I have not been able to examine copies of Beton und Eisen, but have seen an English translation of the theoretical part of Mörsch. Early in the book he leaves no doubt that shear strength is important and implies that stirrups should be included in beams as a matter of course, based on practical experience. However, he is obviously feeling his way in his theoretical treatment of the subject, describing tests on beams specially modified to induce vertical and longitudinal shear cracks. There is no diagram showing an inclined diagonal tension crack. He suggests a permissible shear stress of 6 kg/cm2 or about 85 psi (0.59 MPa) - high by later standards - and suggests in an example that the shear force could be shared equally between concrete and stirrups.

In Christophe's text, information on diagonal tension failure is scattered widely through the 755 pages of Volume 1. (Volume 2 consisted of drawings of built examples, in most cases providing full details of reinforcement.) Emphasis is placed on the horizontal shear stress caused by the tendency for layers of the beam to move horizontally relative to one another. In this approach, the stirrup was seen to act as a dowel, rather than as a vertical hanger. Mörsch's development of the formulae, and his wording in a worked example of stirrup design, suggest that he adopted the same approach in his 1902 edition.

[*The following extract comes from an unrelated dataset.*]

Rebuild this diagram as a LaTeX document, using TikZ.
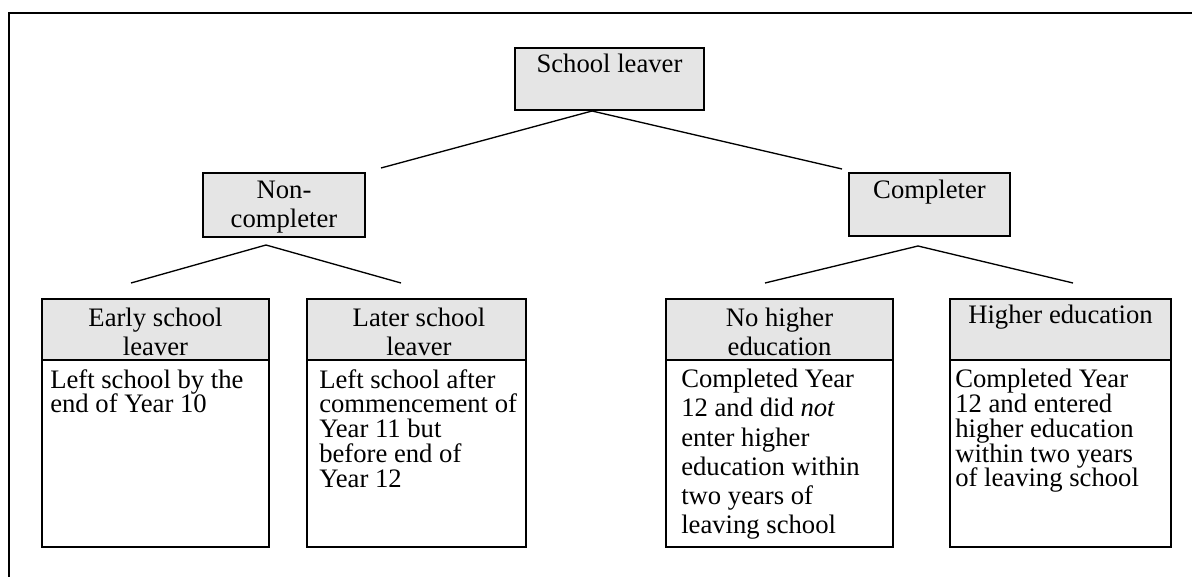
\documentclass[tikz,border=0pt]{standalone}
\usepackage{fontspec}
\setmainfont{Liberation Serif}
\definecolor{boxgray}{HTML}{E5E5E5}
\tikzset{
  graybox/.style={draw=black, line width=1.5pt, fill=boxgray, rectangle, inner sep=0pt},
  whitebox/.style={draw=black, line width=1.5pt, fill=white, rectangle, inner sep=0pt},
  lbl/.style={font=\fontsize{20}{21.5}\selectfont, inner sep=0pt, anchor=north, align=center},
  bodytxt/.style={font=\fontsize{20}{18.6}\selectfont, inner sep=0pt, anchor=north west, align=left},
  widetxt/.style={bodytxt, font=\fontsize{20}{21.9}\selectfont},
  link/.style={line width=1pt},
  framestyle/.style={line width=1.6pt}
}
\begin{document}
\begin{tikzpicture}[x=0.75pt,y=-0.75pt]
\useasboundingbox (0,0) rectangle (1192,577);
\draw[framestyle] (9,577) -- (9,13) -- (1192,13);

% top level
\node[graybox, minimum width=141.75pt, minimum height=46.5pt] (sl) at (609.5,79) {};
\node[lbl] (sl-t) at (609.5,54) {School leaver};

\node[graybox, minimum width=121.5pt, minimum height=48pt] (nc) at (284,205) {};
\node[lbl] (nc-t) at (284,181) {Non-\\completer};

\node[graybox, minimum width=120.75pt, minimum height=47.25pt] (cp) at (929.5,204.5) {};
\node[lbl] (cp-t) at (929.5,180) {Completer};

% leaf boxes
\node[graybox, minimum width=170.25pt, minimum height=45.75pt] (es) at (155.5,329.5) {};
\node[whitebox, minimum width=170.25pt, minimum height=140.25pt] (es-b) at (155.5,453.5) {};
\node[lbl] (es-t) at (155.5,308) {Early school\\leaver};
\node[bodytxt] (es-d) at (50,369) {Left school by the\\end of Year 10};

\node[graybox, minimum width=164.25pt, minimum height=45.75pt] (ls) at (416.5,329.5) {};
\node[whitebox, minimum width=164.25pt, minimum height=140.25pt] (ls-b) at (416.5,453.5) {};
\node[lbl] (ls-t) at (419,308) {Later school\\leaver};
\node[bodytxt] (ls-d) at (319,369) {Left school after\\commencement of\\Year 11 but\\before end of\\Year 12};

\node[graybox, minimum width=170.25pt, minimum height=45.75pt] (nh) at (779.5,329.5) {};
\node[whitebox, minimum width=170.25pt, minimum height=140.25pt] (nh-b) at (779.5,453.5) {};
\node[lbl] (nh-t) at (779.5,308) {No higher\\education};
\node[widetxt] (nh-d) at (681,369) {Completed Year\\12 and did \emph{not}\\enter higher\\education within\\two years of\\leaving school};

\node[graybox, minimum width=165.75pt, minimum height=45.75pt] (he) at (1060.5,329.5) {};
\node[whitebox, minimum width=165.75pt, minimum height=140.25pt] (he-b) at (1060.5,453.5) {};
\node[lbl] (he-t) at (1060.5,305) {Higher education};
\node[bodytxt] (he-d) at (955,369) {Completed Year\\12 and entered\\higher education\\within two years\\of leaving school};

% connector end points
\coordinate (sl-a) at (592,111);
\coordinate (nc-e) at (381,168);
\coordinate (cp-e) at (842,169);
\coordinate (nc-a) at (266,245);
\coordinate (es-e) at (131,283);
\coordinate (ls-e) at (401,283);
\coordinate (cp-a) at (918,246);
\coordinate (nh-e) at (765,283);
\coordinate (he-e) at (1073,283);

\draw[link] (sl-a) -- (nc-e);
\draw[link] (sl-a) -- (cp-e);
\draw[link] (nc-a) -- (es-e);
\draw[link] (nc-a) -- (ls-e);
\draw[link] (cp-a) -- (nh-e);
\draw[link] (cp-a) -- (he-e);
\end{tikzpicture}
\end{document}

The author of a paper in the (British) Concrete Institute's journal as late as 1919 felt it necessary to warn that the concept of dowel action was untenable, because the adjacent concrete would crush long before the steel reached its yield stress in shear. The concept must have misled many designers, because it provided apparently scientific values for size and spacing of stirrups, while drawing attention away from the fact that they work in tension; need to be properly anchored in the compression zone of the beam; and should be spaced closely enough to intercept all potential diagonal tension cracks.

I have not examined a copy of Berger & Guillerme, which Monash also bought; but I cannot recall an instance of JM referring to this book.

Buel, also, did not include a diagram showing a typical diagonal tension crack. He suggested that under normal conditions a calculated shear stress of 75 psi could be allowed in a concrete beam without stirrups. Although Buel provided details of experiments on beams containing stirrups, he provided no method of calculation for their size or any guidance on their spacing. He states that he drew on contemporary texts and papers by authorities such as Considère, Christophe and von Emperger.

JM's choice of a system comprising two main girders with cross-girders meant that the entire load was carried to the supports mainly by four webs 9 inches thick and 25 deep, making it vulnerable to small patches of poor quality concrete. He conceived this scheme when preparing proposals for bridges of two spans across the Waranga irrigation channel, in December 1903. He thought at the time that it would be necessary to place a column under each girder, and that by minimising the number of girders he could minimise the number of columns in the central pier. In the Elwood bridges of 1905 he returned to a system of multiple main girders spaced at about 4 or 5 foot centres. Under this scheme, Stawell Street would have had perhaps five main girders.